The situation is even worse in years after a general election, particularly when there is a change in government, because the new administration is able to expose all the ills of the previous administration in an attempt to justify why that party lost power.

 “Let us acknowledge that we have inherited a challenged economy with considerable debt overhang and rising interest payments caused by excessive borrowing; expenditure overruns and accumulated arrears caused by fiscal indiscipline, excessive sole sourcing and weak commitment controls; revenue underperformance caused by leakages, loopholes and tax exemptions; slowdown in economic growth caused by energy challenges and a lack of an enabling environment for the private sector; and limited capital investment, among others, due to rigidities from earmarking of revenues that severely limit the fiscal space and undermine the prioritisation of government policies,” the government said in a statement to Parliament.

The budget, read by the Finance Minister, Mr Ken Ofori-Atta, also noted that: “The country’s debt stock has reached a level of about 73 per cent of GDP at the end of December 2016 which is in excess of the debt sustainability threshold of 70 per cent. This has resulted in high debt service costs with interest payments alone taking up nearly 42 per cent of tax revenue...”

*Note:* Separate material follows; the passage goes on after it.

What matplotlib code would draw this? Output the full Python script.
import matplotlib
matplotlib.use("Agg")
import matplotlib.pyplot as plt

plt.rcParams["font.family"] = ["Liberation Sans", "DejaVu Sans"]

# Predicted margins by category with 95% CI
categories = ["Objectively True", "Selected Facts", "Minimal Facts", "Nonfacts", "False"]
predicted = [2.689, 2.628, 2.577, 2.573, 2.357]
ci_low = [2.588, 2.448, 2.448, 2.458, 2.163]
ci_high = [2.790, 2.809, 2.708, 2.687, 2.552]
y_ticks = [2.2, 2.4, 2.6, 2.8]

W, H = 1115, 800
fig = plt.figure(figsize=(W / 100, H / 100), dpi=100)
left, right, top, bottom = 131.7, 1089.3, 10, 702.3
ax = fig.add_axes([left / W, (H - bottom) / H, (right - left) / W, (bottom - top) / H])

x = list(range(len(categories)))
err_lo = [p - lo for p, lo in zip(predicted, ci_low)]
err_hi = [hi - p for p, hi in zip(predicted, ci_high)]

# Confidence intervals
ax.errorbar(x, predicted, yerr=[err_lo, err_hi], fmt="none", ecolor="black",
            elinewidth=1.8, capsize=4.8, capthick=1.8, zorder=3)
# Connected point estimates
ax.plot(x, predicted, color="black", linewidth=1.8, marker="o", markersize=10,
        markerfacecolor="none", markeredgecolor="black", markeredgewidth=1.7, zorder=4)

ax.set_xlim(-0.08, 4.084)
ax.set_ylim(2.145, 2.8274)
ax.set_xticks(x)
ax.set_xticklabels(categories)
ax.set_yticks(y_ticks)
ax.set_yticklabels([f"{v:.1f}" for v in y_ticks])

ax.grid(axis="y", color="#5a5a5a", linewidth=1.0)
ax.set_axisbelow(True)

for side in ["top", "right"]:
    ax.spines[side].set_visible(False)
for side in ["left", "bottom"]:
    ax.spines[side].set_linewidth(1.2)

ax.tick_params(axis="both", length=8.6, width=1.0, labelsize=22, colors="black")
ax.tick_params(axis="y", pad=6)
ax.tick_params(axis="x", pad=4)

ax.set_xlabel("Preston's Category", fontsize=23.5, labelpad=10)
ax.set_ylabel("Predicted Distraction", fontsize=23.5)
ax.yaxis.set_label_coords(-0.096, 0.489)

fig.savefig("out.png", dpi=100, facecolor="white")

As already indicated, this story is not new and it is for this reason that the Daily Graphic will want to propose to the new government to ensure that it goes strictly by the various measures outlined in the budget to ensure that the ailing economy is brought back on track.

For instance, the lavish lifestyle of government appointees on the back of the ordinary taxpayer must not be allowed to rear its ugly head if the government intends to keep its expenditures in check. Again, to check its expenditures, there is the need for the government to ensure that projects that have not been budgeted for are not awarded to cronies, family and friends who have not gone through the due process to execute the projects.

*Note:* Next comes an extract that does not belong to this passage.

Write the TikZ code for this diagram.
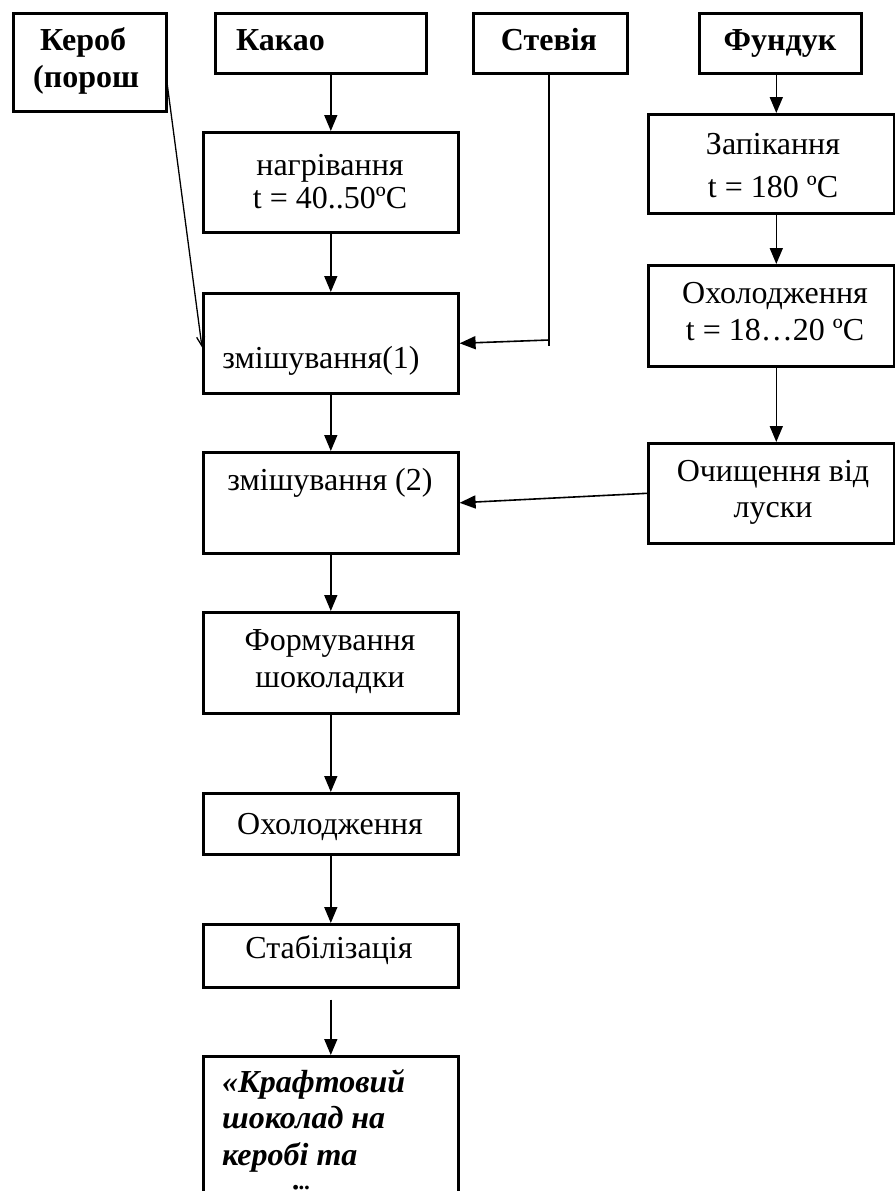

It is also imperative for the government to ensure that projects are advertised through the right means for those companies which can execute the projects to bid. Through competitive bidding, the state is bound to have value for money instead of the unbridled sole sourcing practice.

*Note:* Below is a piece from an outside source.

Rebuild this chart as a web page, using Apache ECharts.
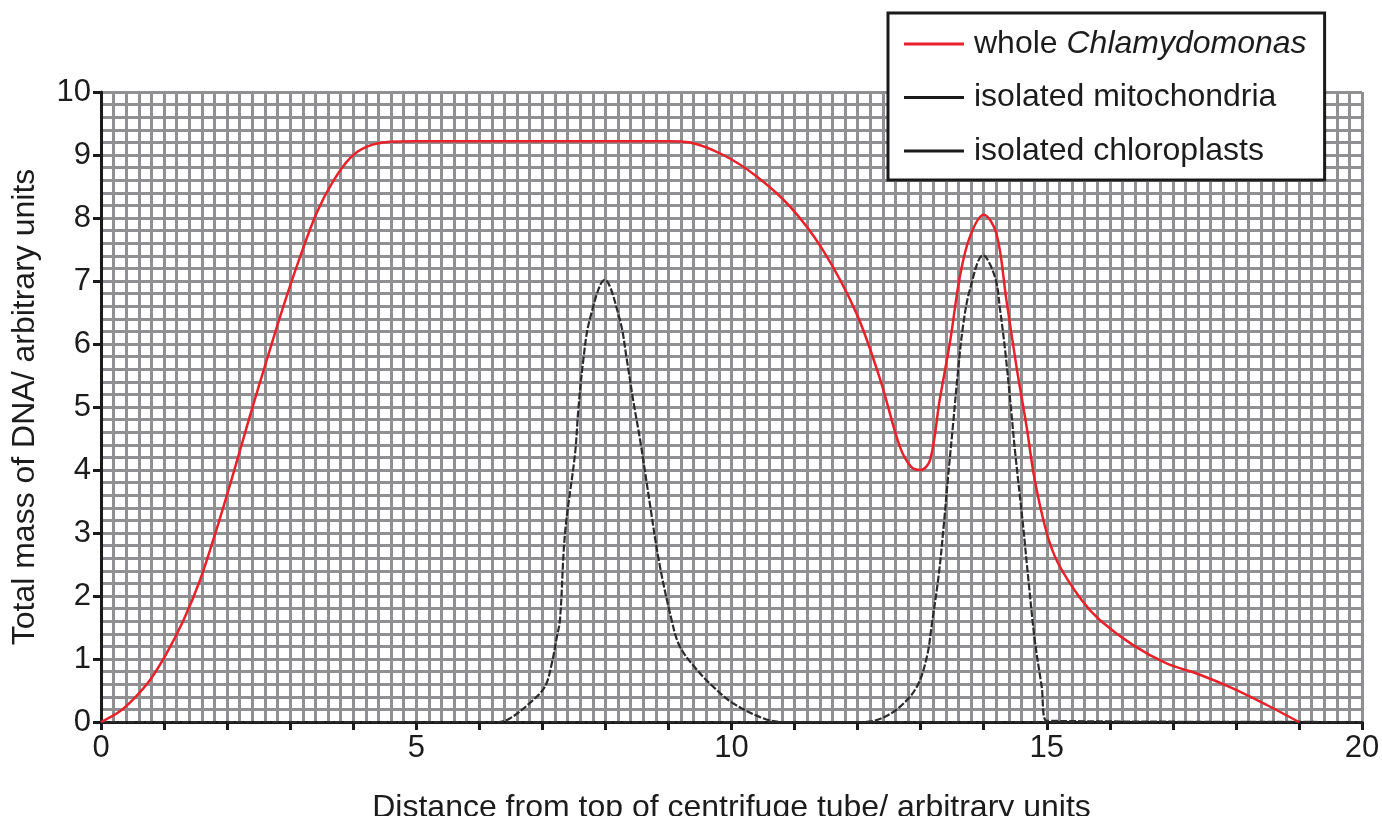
<!DOCTYPE html>
<html>
<head>
<meta charset="utf-8">
<script src="https://cdn.jsdelivr.net/npm/echarts@6/dist/echarts.min.js"></script>
<style>
  html, body { margin: 0; padding: 0; background: #fff; }
  #chart { width: 1382px; height: 816px; }
</style>
</head>
<body>
<div id="chart"></div>
<script>
// values
var seriesNames = ['whole Chlamydomonas', 'isolated mitochondria', 'isolated chloroplasts'];

var wholeX = [0, 0.3, 0.55, 0.78, 1.04, 1.31, 1.57, 1.83, 2.1, 2.36, 2.63, 2.89, 3.16, 3.42, 3.68, 3.95, 4.21, 4.58, 5, 6, 7, 8, 9, 9.34, 9.87, 10.4, 10.93, 11.45, 11.98, 12.36, 12.67, 12.85, 13.0, 13.15, 13.3, 13.47, 13.62, 13.78, 14.0, 14.2, 14.36, 14.52, 14.68, 14.81, 15.0, 15.18, 15.55, 15.84, 16.37, 16.9, 17.43, 17.96, 18.49, 19.0];
var wholeY = [0, 0.17, 0.4, 0.67, 1.09, 1.62, 2.25, 3.05, 3.95, 4.85, 5.75, 6.59, 7.39, 8.08, 8.58, 8.95, 9.13, 9.21, 9.22, 9.22, 9.22, 9.22, 9.22, 9.2, 9.0, 8.66, 8.18, 7.49, 6.49, 5.43, 4.37, 4.05, 4.0, 4.16, 5.1, 6.06, 7.06, 7.7, 8.05, 7.76, 6.7, 5.64, 4.69, 3.84, 3.0, 2.52, 1.94, 1.62, 1.22, 0.93, 0.75, 0.53, 0.27, 0];

var mitoX = [0, 6.3, 6.49, 6.8, 7.04, 7.15, 7.23, 7.28, 7.36, 7.52, 7.57, 7.65, 7.75, 7.99, 8.23, 8.34, 8.44, 8.55, 8.7, 8.85, 9.05, 9.18, 9.45, 9.71, 10.02, 10.5, 10.8, 20];
var mitoY = [0, 0, 0.06, 0.3, 0.56, 0.93, 1.35, 1.62, 3.0, 4.27, 4.95, 5.75, 6.38, 7.02, 6.38, 5.75, 5.11, 4.48, 3.5, 2.55, 1.62, 1.2, 0.83, 0.56, 0.3, 0.06, 0, 0];

var chloroX = [0, 12.1, 12.36, 12.67, 12.94, 13.1, 13.18, 13.29, 13.37, 13.43, 13.51, 13.59, 13.67, 13.78, 13.99, 14.18, 14.26, 14.34, 14.42, 14.5, 14.62, 14.71, 14.81, 14.92, 15.0, 20];
var chloroY = [0, 0, 0.05, 0.24, 0.56, 1.04, 1.57, 2.36, 3.16, 3.84, 4.68, 5.54, 6.27, 6.86, 7.41, 7.06, 6.54, 5.9, 5.11, 4.27, 3.16, 2.25, 1.3, 0.56, 0.02, 0];

var xTickLabels = [0, 5, 10, 15, 20];

function pairs(xs, ys) {
    return xs.map(function (x, i) { return [x, ys[i]]; });
}

var textColor = '#1c1c1c';
var gridColor = '#909092';
var font = 'Liberation Sans, Arial, sans-serif';

var chart = echarts.init(document.getElementById('chart'));

var option = {
    backgroundColor: '#ffffff',
    animation: false,
    textStyle: { fontFamily: font, color: textColor },
    grid: { left: 101, right: 20, top: 92, bottom: 94, outerBoundsMode: 'none', containLabel: false },
    legend: {
        orient: 'vertical',
        left: 888,
        top: 13,
        padding: [15, 18, 13, 16],
        itemGap: 21.5,
        itemWidth: 60,
        itemHeight: 3,
        icon: 'rect',
        backgroundColor: '#ffffff',
        borderColor: '#1a1a1a',
        borderWidth: 3,
        data: seriesNames,
        textStyle: {
            fontFamily: font,
            fontSize: 32,
            color: textColor,
            padding: [0, 0, 0, 5],
            rich: {
                i: { fontFamily: font, fontSize: 32, fontStyle: 'italic', color: textColor }
            }
        },
        formatter: function (name) {
            if (name === seriesNames[0]) return 'whole {i|Chlamydomonas}';
            return name;
        }
    },
    xAxis: {
        type: 'value',
        min: 0,
        max: 20,
        interval: 1,
        name: 'Distance from top of centrifuge tube/ arbitrary units',
        nameLocation: 'middle',
        nameGap: 70,
        nameTextStyle: { fontFamily: font, fontSize: 32, color: textColor },
        axisLine: { show: true, onZero: false, lineStyle: { color: '#1a1a1a', width: 3 } },
        axisTick: { show: true, length: 8, lineStyle: { color: '#1a1a1a', width: 3 } },
        axisLabel: {
            margin: 11,
            fontSize: 31,
            color: textColor,
            formatter: function (v) {
                return xTickLabels.indexOf(v) >= 0 ? String(v) : '';
            }
        },
        splitLine: { show: true, lineStyle: { color: gridColor, width: 3 } },
        minorTick: { show: false, splitNumber: 5 },
        minorSplitLine: { show: true, lineStyle: { color: gridColor, width: 3 } }
    },
    yAxis: {
        type: 'value',
        min: 0,
        max: 10,
        interval: 1,
        name: 'Total mass of DNA/ arbitrary units',
        nameLocation: 'middle',
        nameGap: 60,
        nameTextStyle: { fontFamily: font, fontSize: 32, color: textColor },
        axisLine: { show: true, onZero: false, lineStyle: { color: '#1a1a1a', width: 3 } },
        axisTick: { show: true, length: 8, lineStyle: { color: '#1a1a1a', width: 3 } },
        axisLabel: { margin: 10, fontSize: 31, color: textColor },
        splitLine: { show: true, lineStyle: { color: gridColor, width: 3 } },
        minorTick: { show: false, splitNumber: 5 },
        minorSplitLine: { show: true, lineStyle: { color: gridColor, width: 3 } }
    },
    series: [
        {
            name: seriesNames[1],
            type: 'line',
            data: pairs(mitoX, mitoY),
            showSymbol: false,
            smooth: 0.35,
            itemStyle: { color: '#1a1a1a' },
            lineStyle: { color: '#2b2b2b', width: 2.2, type: [7, 2] },
            z: 2
        },
        {
            name: seriesNames[2],
            type: 'line',
            data: pairs(chloroX, chloroY),
            showSymbol: false,
            smooth: 0.35,
            itemStyle: { color: '#1a1a1a' },
            lineStyle: { color: '#2b2b2b', width: 2.2, type: [7, 2] },
            z: 2
        },
        {
            name: seriesNames[0],
            type: 'line',
            data: pairs(wholeX, wholeY),
            showSymbol: false,
            smooth: 0.35,
            itemStyle: { color: '#e8212b' },
            lineStyle: { color: '#e8212b', width: 2.5 },
            z: 3
        }
    ]
};

chart.setOption(option);
</script>
</body>
</html>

The Daily Graphic is optimistic that if the government targets the informal sector in a more friendly way to pay taxes, the country will be able to generate more revenue from within to finance budgeted projects rather than fall on commercial loans that do not come cheap.

The consistent borrowing through the issue of Eurobonds with very high coupon rates continues to hurt the economy and that cannot be allowed to be the norm.

What has been outlined in the budget can only be achieved through discipline at all levels.